Следствием усложнения повествовательной структуры становится активизация читателя. Хотя внимание реципиента усиливается и в процессе восприятия противоположенной повествовательной стратегии, сводящей игру точками зрения и голосами к минимуму.
Нейтральность позиции нарратора, слабая стилевая окрашенность текста способствуют созданию особой модификации «третьеличного» повествования», которую П. Лаббок еще в 1921 году назвал «чистой драмой». Эталонный образец такого повествования – творчество Э. Хемингуэйя и представителей «нового романа». Я. Линтвельт пишет, что в нейтральном типе повествования действие изображается не “профильтрованным” через субъективное сознание повествователя или персонажа.
Подобную модификацию связывают с возникновением особого типа нарратора, которого С. Чэтман характеризует как «nonnarration», а В. Шмид описывает как слабо выявленного нарратора, который присутствует в минимальном количестве «инициальных знаков», имплицитно выражая свою позицию и скрывая от читателя точку зрения героя.
Таким образом, диапазон вопросов, связанных с изучением повествовательных форм, широк: основной субъект повествования и способы его представления; присутствие в повествовании комментирующих оценок, резюмирующих наблюдений и творческой рефлексии повествователя как знак появления «эксплицитного автора»; возможности полисубъектной организации повествовательной структуры и взаимодействие голосов, точек зрения и позиций автора и героя; способы передачи высказываний персонажей; модернизация традиционных форм повествования, изменение их структуры и функций.
Список литературы:
- Атарова К. Лесскис Г.А. Семантика и структура повествования от первого лица в художественной прозе // Известия АН СССР. Серия литературы и языка. – 1976. – Т. 35. – № 4. – С. 343–356.
- Атарова К. Лесскис Г.А. Семантика и структура повествования от третьего лица в художественной прозе // Известия АН СССР. Серия литературы и языка. – 1980. – Т. 39. – № 1. – С. 33–46.
- Женетт Ж. Фигуры.

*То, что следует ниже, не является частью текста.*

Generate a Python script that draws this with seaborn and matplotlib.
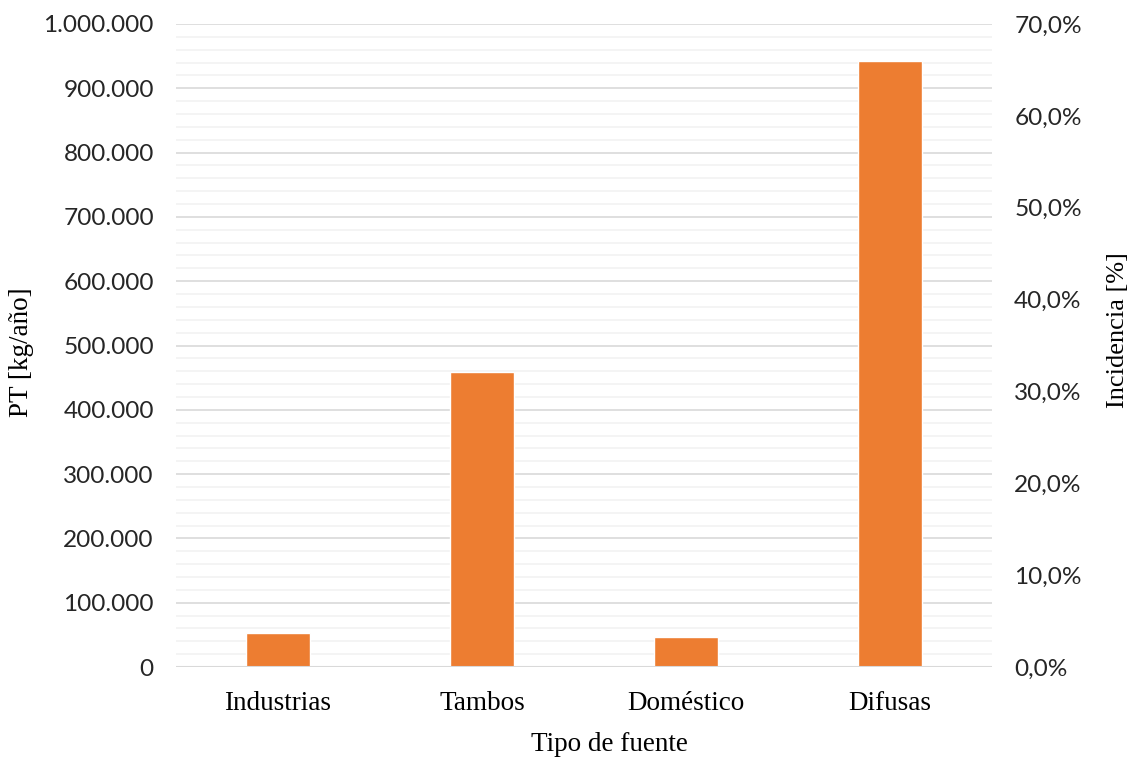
import matplotlib
matplotlib.use("Agg")
import matplotlib.pyplot as plt
import matplotlib.ticker as mticker
import seaborn as sns
import pandas as pd

categorias = ["Industrias", "Tambos", "Doméstico", "Difusas"]
pt_kg_anio = [53500, 459000, 46500, 942500]
y_ticks = [0, 100000, 200000, 300000, 400000, 500000, 600000, 700000, 800000, 900000, 1000000]
pct_ticks = [0.0, 0.1, 0.2, 0.3, 0.4, 0.5, 0.6, 0.7]

sns.set_theme(style="white")
serif = ["Liberation Serif", "DejaVu Serif"]
sans = ["Lato", "DejaVu Sans"]

df = pd.DataFrame({"cat": categorias, "pt": pt_kg_anio})

fig = plt.figure(figsize=(11.33, 7.57), dpi=100)
ax = fig.add_axes([176/1133, 90/757, 816/1133, 643/757])

sns.barplot(data=df, x="cat", y="pt", color="#ED7D31", width=0.314,
            saturation=1, ax=ax, zorder=3)

ax.set_ylim(0, 1000000)
ax.set_xlim(-0.5, 3.5)
ax.set_yticks(y_ticks)
ax.yaxis.set_minor_locator(mticker.MultipleLocator(20000))
ax.yaxis.set_major_formatter(mticker.FuncFormatter(lambda v, p: f"{int(v):,}".replace(",", ".")))
ax.grid(axis="y", which="major", color="#d9d9d9", linewidth=1.2, zorder=0)
ax.grid(axis="y", which="minor", color="#f2f2f2", linewidth=1.2, zorder=0)
ax.grid(axis="x", visible=False)
for s in ax.spines.values():
    s.set_visible(False)
ax.axhline(0, color="#d9d9d9", linewidth=1.5, zorder=4)
ax.tick_params(axis="both", which="both", length=0)
ax.tick_params(axis="y", pad=16)
ax.tick_params(axis="x", pad=17)
for lbl in ax.get_yticklabels():
    lbl.set_fontfamily(sans); lbl.set_fontsize(17.6); lbl.set_color("#262626")
for lbl in ax.get_xticklabels():
    lbl.set_fontfamily(serif); lbl.set_fontsize(19.5); lbl.set_color("#000000")
ax.set_xlabel("Tipo de fuente", family=serif, fontsize=19.5, color="#000000")
ax.set_ylabel("PT [kg/año]", family=serif, fontsize=19.5, color="#000000")
ax.xaxis.set_label_coords(0.531, -0.121)
ax.yaxis.set_label_coords(-0.189, 0.49)
ax.xaxis.label.set_va("center")
ax.yaxis.label.set_va("center")

ax2 = ax.twinx()
ax2.set_ylim(0, 0.7)
ax2.set_yticks(pct_ticks)
ax2.yaxis.set_major_formatter(mticker.FuncFormatter(lambda v, p: f"{v*100:.1f}%".replace(".", ",")))
for s in ax2.spines.values():
    s.set_visible(False)
ax2.grid(False)
ax2.tick_params(axis="y", length=0, pad=16)
for lbl in ax2.get_yticklabels():
    lbl.set_fontfamily(sans); lbl.set_fontsize(17.6); lbl.set_color("#262626")
ax2.set_ylabel("Incidencia [%]", family=serif, fontsize=19, color="#000000")
ax2.yaxis.set_label_coords(1.154, 0.524)
ax2.yaxis.label.set_va("center")

fig.savefig("out.png", dpi=100)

В 2-х томах. Т. 2. – М.: Изд-во им. Сабашниковых. 1998. – 472 с.
- Кожевникова Н. О типах повествования в советской прозе // Вопросы языка современной русской литературы. М.: Наука. 1971. – С. 97–163.
- Корман Б. Изучение текста художественного произведения. М.: Просвещение. 1972. – 110 с.
- Манн Ю. Об эволюции повествовательных форм (вторая половина ХIХ века) // Известия АН СССР. Серия литературы и языка. – 1992. – Т. 51. – № 1. – С. 40–59.
- Падучева Е. Семантические исследования: Семантика вида и времени в русском языке. Семантика нарратива. М.: Языки русской кульутры. 1996. – с. 464
- Современное зарубежное литературоведение / Ред.-сост. И.П. Ильин, Е.А. Цурганова. М.: Интрада ИНИОН, 1996. – 320 с.
- Шмид В. Нарратология. М.: Языки славянской культуры, 2003. – 312 с.